* TASK BRIEF *
In the material below, find all lines with the string "matplotlib" and copy them.

* DATASET SECTION *
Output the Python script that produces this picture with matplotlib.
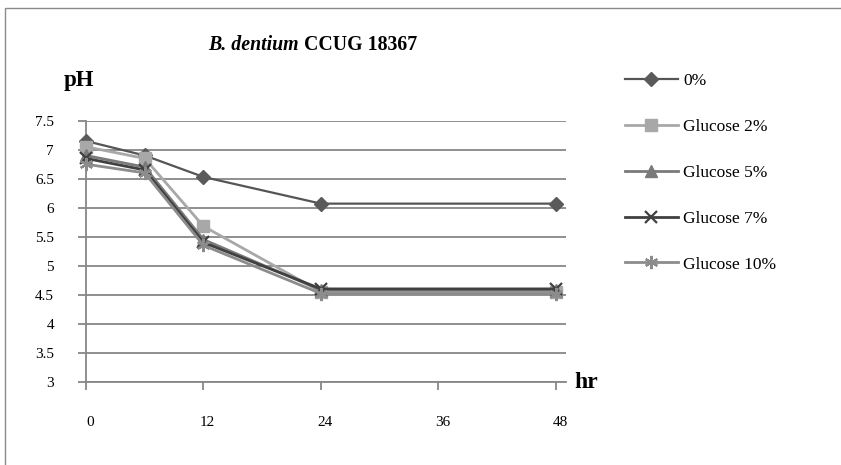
import matplotlib
matplotlib.use("Agg")
import matplotlib.pyplot as plt
import matplotlib.transforms as mtransforms
from matplotlib.patches import Rectangle

# Sampling times (hours) and pH readings for each glucose level
hours = [0, 6, 12, 24, 48]
ph_0 = [7.15, 6.90, 6.53, 6.07, 6.07]
ph_glc2 = [7.05, 6.85, 5.68, 4.55, 4.55]
ph_glc5 = [6.90, 6.70, 5.45, 4.58, 4.58]
ph_glc7 = [6.85, 6.65, 5.40, 4.60, 4.60]
ph_glc10 = [6.75, 6.60, 5.35, 4.52, 4.52]

series_labels = ["0%", "Glucose 2%", "Glucose 5%", "Glucose 7%", "Glucose 10%"]
x_ticks = [0, 12, 24, 36, 48]
y_ticks = [3, 3.5, 4, 4.5, 5, 5.5, 6, 6.5, 7, 7.5]

W, H = 841, 465
fig = plt.figure(figsize=(W / 100, H / 100), dpi=100)
plt.rcParams["font.family"] = ["Liberation Serif", "DejaVu Serif"]

# plot area in pixel coordinates
left_px, right_px, top_px, bottom_px = 86, 566, 120.7, 381.7
ax = fig.add_axes([left_px / W, 1 - bottom_px / H,
                   (right_px - left_px) / W, (bottom_px - top_px) / H])

grid_col = "#878787"
styles = [
    dict(color="#555555", marker="D", ms=7.5, lw=1.6, mfc="#5a5a5a", mec="#5a5a5a"),
    dict(color="#a8a8a8", marker="s", ms=8.5, lw=2.0, mfc="#a8a8a8", mec="#a8a8a8"),
    dict(color="#7a7a7a", marker="^", ms=8.5, lw=2.0, mfc="#7a7a7a", mec="#7a7a7a"),
    dict(color="#404040", marker="x", ms=8.5, lw=2.0, mew=1.6, mec="#404040"),
    dict(color="#8c8c8c", marker=(6, 2, 0), ms=9.5, lw=2.0, mew=1.6, mec="#8c8c8c"),
]
all_series = [ph_0, ph_glc2, ph_glc5, ph_glc7, ph_glc10]
handles = []
for vals, lab, st in zip(all_series, series_labels, styles):
    h, = ax.plot(hours, vals, label=lab, zorder=3, clip_on=False, **st)
    handles.append(h)

ax.set_xlim(0, 48 * (right_px - left_px) / (556 - left_px))
ax.set_ylim(3, 7.5)
ax.set_xticks(x_ticks)
ax.set_yticks(y_ticks)
ax.set_yticklabels([f"{v:g}" for v in y_ticks])
ax.yaxis.grid(True, color=grid_col, lw=1.3)
ax.set_axisbelow(True)
for s in ["top", "right"]:
    ax.spines[s].set_visible(False)
for s in ["left", "bottom"]:
    ax.spines[s].set_color(grid_col)
    ax.spines[s].set_linewidth(1.3)
ax.tick_params(axis="both", colors=grid_col, width=1.3, length=6,
               labelcolor="black", labelsize=11)
ax.tick_params(axis="x", pad=19)
ax.tick_params(axis="y", pad=17)

# x tick labels sit a little to the right of their ticks
shift = mtransforms.ScaledTranslation(4 / 100, 0, fig.dpi_scale_trans)
for lbl in ax.get_xticklabels():
    lbl.set_transform(lbl.get_transform() + shift)

# axis captions
fig.text(64 / W, 1 - 80 / H, "pH", fontsize=16.5, fontweight="bold",
         va="center", ha="left")
fig.text(574 / W, 1 - 382 / H, "hr", fontsize=17, fontweight="bold",
         va="center", ha="left")

# title: italic species name followed by strain designation
renderer = fig.canvas.get_renderer()
t1 = fig.text(208 / W, 1 - 45 / H, "B. dentium", fontsize=14.3,
              fontweight="bold", fontstyle="italic", va="center", ha="left")
bb = t1.get_window_extent(renderer)
fig.text((bb.x1 + 5) / W, 1 - 45 / H, "CCUG 18367", fontsize=14.3,
         fontweight="bold", va="center", ha="left")

fig.legend(handles=handles, labels=series_labels, loc="upper left",
           bbox_to_anchor=(625 / W, 1 - 73 / H), frameon=False,
           fontsize=12.5, labelspacing=1.71, handlelength=3.05,
           handletextpad=0.3, borderpad=0, borderaxespad=0)

# outer chart frame
fig.patches.append(Rectangle((5 / W, -0.05), 1.05, 1 - 8 / H + 0.05,
                             transform=fig.transFigure, fill=False,
                             edgecolor="#8a8a8a", lw=1.0))

fig.savefig("out.png", dpi=100)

* ANSWER TO THE TASK *
Output the Python script that produces this picture with matplotlib.
import matplotlib
matplotlib.use("Agg")
import matplotlib.pyplot as plt
import matplotlib.transforms as mtransforms
from matplotlib.patches import Rectangle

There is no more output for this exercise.